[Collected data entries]
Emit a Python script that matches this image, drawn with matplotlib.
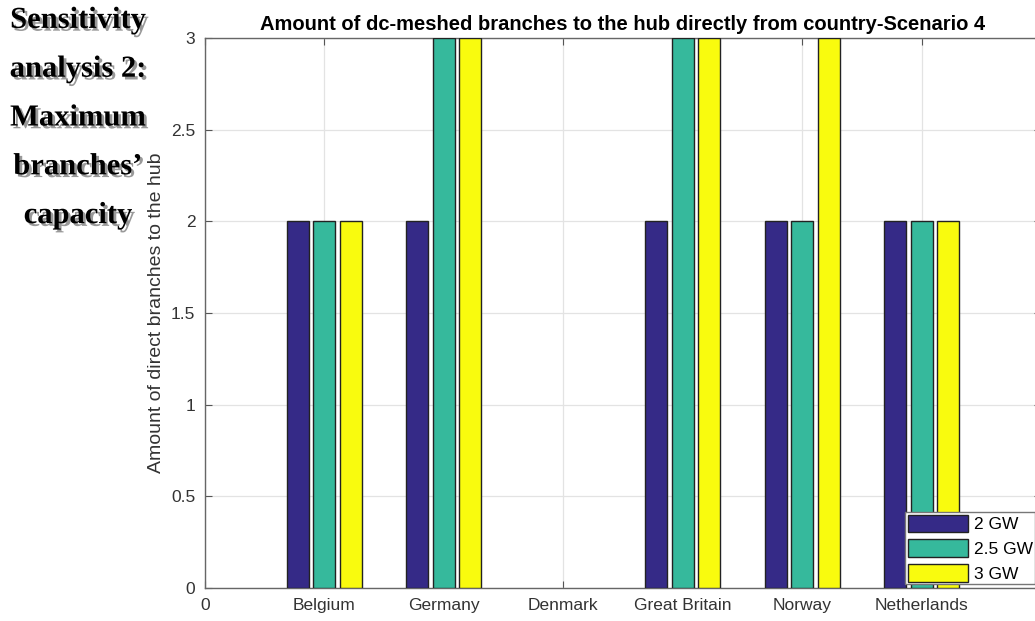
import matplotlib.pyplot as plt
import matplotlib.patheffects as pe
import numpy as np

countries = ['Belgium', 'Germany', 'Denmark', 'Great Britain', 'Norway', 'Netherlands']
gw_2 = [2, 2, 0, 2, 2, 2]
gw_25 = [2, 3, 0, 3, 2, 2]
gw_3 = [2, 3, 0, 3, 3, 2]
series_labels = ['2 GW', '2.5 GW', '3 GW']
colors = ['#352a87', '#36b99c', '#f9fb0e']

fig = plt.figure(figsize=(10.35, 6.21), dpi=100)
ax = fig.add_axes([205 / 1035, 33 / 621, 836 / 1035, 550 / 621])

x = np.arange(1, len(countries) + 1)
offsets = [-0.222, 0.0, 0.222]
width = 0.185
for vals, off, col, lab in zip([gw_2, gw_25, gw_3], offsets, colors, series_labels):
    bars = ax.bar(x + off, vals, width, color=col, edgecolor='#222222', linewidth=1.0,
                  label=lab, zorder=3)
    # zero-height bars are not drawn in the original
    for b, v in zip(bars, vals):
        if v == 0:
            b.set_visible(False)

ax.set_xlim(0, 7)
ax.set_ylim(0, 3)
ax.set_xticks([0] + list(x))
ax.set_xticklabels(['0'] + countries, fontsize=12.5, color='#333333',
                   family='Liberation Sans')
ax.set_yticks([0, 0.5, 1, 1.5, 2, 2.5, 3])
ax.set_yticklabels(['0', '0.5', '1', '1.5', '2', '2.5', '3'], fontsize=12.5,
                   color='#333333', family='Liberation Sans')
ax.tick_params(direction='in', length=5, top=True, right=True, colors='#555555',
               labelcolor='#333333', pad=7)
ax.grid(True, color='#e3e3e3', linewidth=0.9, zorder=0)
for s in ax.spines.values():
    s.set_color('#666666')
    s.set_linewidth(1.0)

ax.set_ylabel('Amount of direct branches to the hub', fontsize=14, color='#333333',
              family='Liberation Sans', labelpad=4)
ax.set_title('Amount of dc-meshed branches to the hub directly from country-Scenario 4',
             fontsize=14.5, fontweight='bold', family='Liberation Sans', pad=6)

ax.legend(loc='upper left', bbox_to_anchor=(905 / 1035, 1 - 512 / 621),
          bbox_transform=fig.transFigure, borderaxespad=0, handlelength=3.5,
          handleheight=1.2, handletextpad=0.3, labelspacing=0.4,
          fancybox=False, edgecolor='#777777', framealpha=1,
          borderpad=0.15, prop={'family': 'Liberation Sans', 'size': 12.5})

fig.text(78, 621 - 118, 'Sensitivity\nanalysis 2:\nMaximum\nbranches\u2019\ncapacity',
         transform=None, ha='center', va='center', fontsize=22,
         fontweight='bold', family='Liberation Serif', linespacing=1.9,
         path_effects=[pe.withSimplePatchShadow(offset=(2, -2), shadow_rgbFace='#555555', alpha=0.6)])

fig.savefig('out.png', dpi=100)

* * *

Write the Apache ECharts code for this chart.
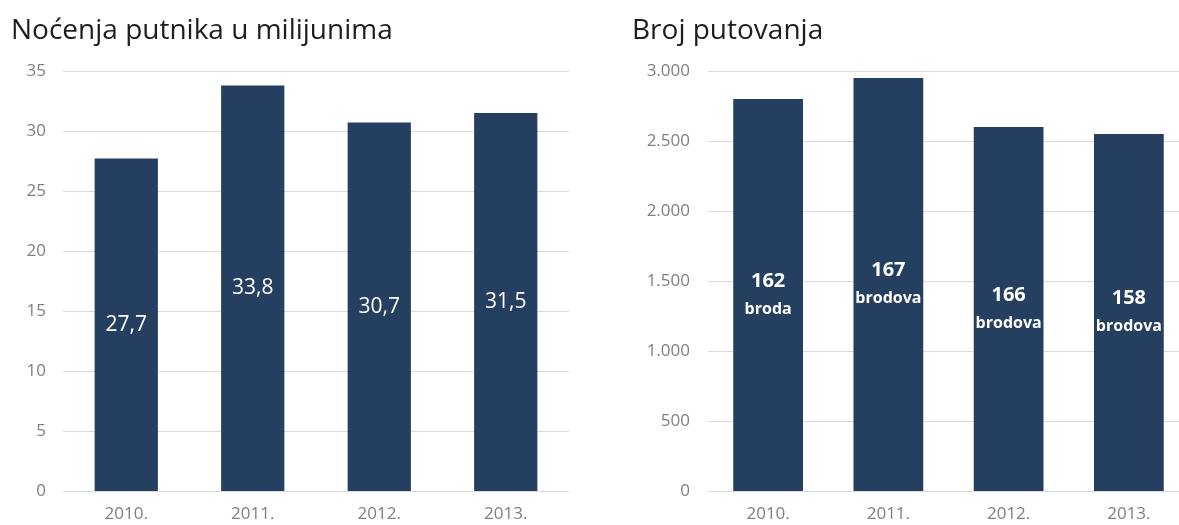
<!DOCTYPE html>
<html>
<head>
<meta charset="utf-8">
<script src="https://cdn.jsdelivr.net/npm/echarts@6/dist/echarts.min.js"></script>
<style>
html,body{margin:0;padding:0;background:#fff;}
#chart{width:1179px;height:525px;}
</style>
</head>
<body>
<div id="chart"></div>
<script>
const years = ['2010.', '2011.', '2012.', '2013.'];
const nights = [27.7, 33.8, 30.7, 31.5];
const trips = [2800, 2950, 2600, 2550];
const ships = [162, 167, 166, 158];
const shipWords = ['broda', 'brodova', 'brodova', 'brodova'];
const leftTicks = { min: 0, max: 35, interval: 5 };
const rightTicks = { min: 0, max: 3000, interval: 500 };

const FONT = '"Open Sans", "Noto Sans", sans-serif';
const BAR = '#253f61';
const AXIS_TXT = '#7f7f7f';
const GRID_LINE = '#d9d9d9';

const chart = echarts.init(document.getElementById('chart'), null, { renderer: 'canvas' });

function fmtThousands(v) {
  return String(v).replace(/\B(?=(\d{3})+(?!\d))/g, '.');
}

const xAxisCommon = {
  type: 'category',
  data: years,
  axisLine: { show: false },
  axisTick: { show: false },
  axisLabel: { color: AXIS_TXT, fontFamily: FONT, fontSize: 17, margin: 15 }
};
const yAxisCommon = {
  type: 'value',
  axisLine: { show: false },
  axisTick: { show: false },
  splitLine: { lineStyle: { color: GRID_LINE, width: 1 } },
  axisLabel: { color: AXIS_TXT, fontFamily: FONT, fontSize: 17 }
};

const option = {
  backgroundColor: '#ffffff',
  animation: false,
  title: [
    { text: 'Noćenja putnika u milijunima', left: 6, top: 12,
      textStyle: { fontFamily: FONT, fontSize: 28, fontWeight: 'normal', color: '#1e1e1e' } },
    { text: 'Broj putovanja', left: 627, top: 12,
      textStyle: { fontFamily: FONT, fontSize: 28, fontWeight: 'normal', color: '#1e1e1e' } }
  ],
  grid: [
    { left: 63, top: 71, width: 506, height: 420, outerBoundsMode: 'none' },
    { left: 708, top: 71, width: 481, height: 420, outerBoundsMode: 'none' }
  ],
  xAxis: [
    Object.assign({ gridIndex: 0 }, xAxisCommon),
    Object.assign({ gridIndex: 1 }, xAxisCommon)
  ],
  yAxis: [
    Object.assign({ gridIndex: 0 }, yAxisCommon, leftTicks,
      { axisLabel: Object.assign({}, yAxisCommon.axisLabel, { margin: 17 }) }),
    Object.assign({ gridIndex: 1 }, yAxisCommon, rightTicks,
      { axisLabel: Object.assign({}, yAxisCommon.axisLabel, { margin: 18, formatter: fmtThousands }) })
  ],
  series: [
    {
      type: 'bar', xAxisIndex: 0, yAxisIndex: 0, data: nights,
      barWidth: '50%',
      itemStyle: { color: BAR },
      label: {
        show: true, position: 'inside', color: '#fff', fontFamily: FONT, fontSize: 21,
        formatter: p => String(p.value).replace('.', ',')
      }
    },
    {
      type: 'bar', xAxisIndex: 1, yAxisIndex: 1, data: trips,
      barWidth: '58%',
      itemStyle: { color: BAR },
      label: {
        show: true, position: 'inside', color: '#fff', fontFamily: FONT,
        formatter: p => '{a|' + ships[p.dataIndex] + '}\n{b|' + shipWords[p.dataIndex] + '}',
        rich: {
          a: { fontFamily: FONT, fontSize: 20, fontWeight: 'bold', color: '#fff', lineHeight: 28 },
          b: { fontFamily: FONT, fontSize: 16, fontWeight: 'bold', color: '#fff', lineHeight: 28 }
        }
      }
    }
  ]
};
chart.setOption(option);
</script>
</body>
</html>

* _Work to complete_
Repeat exactly, and only, the lines from the one containing "Write the Apache ECharts code for this chart." through the one containing "const GRID_LINE = '#d9d9d9';", both included, without the pictures.

* _Task solution_
Write the Apache ECharts code for this chart.
<!DOCTYPE html>
<html>
<head>
<meta charset="utf-8">
<script src="https://cdn.jsdelivr.net/npm/echarts@6/dist/echarts.min.js"></script>
<style>
html,body{margin:0;padding:0;background:#fff;}
#chart{width:1179px;height:525px;}
</style>
</head>
<body>
<div id="chart"></div>
<script>
const years = ['2010.', '2011.', '2012.', '2013.'];
const nights = [27.7, 33.8, 30.7, 31.5];
const trips = [2800, 2950, 2600, 2550];
const ships = [162, 167, 166, 158];
const shipWords = ['broda', 'brodova', 'brodova', 'brodova'];
const leftTicks = { min: 0, max: 35, interval: 5 };
const rightTicks = { min: 0, max: 3000, interval: 500 };

const FONT = '"Open Sans", "Noto Sans", sans-serif';
const BAR = '#253f61';
const AXIS_TXT = '#7f7f7f';
const GRID_LINE = '#d9d9d9';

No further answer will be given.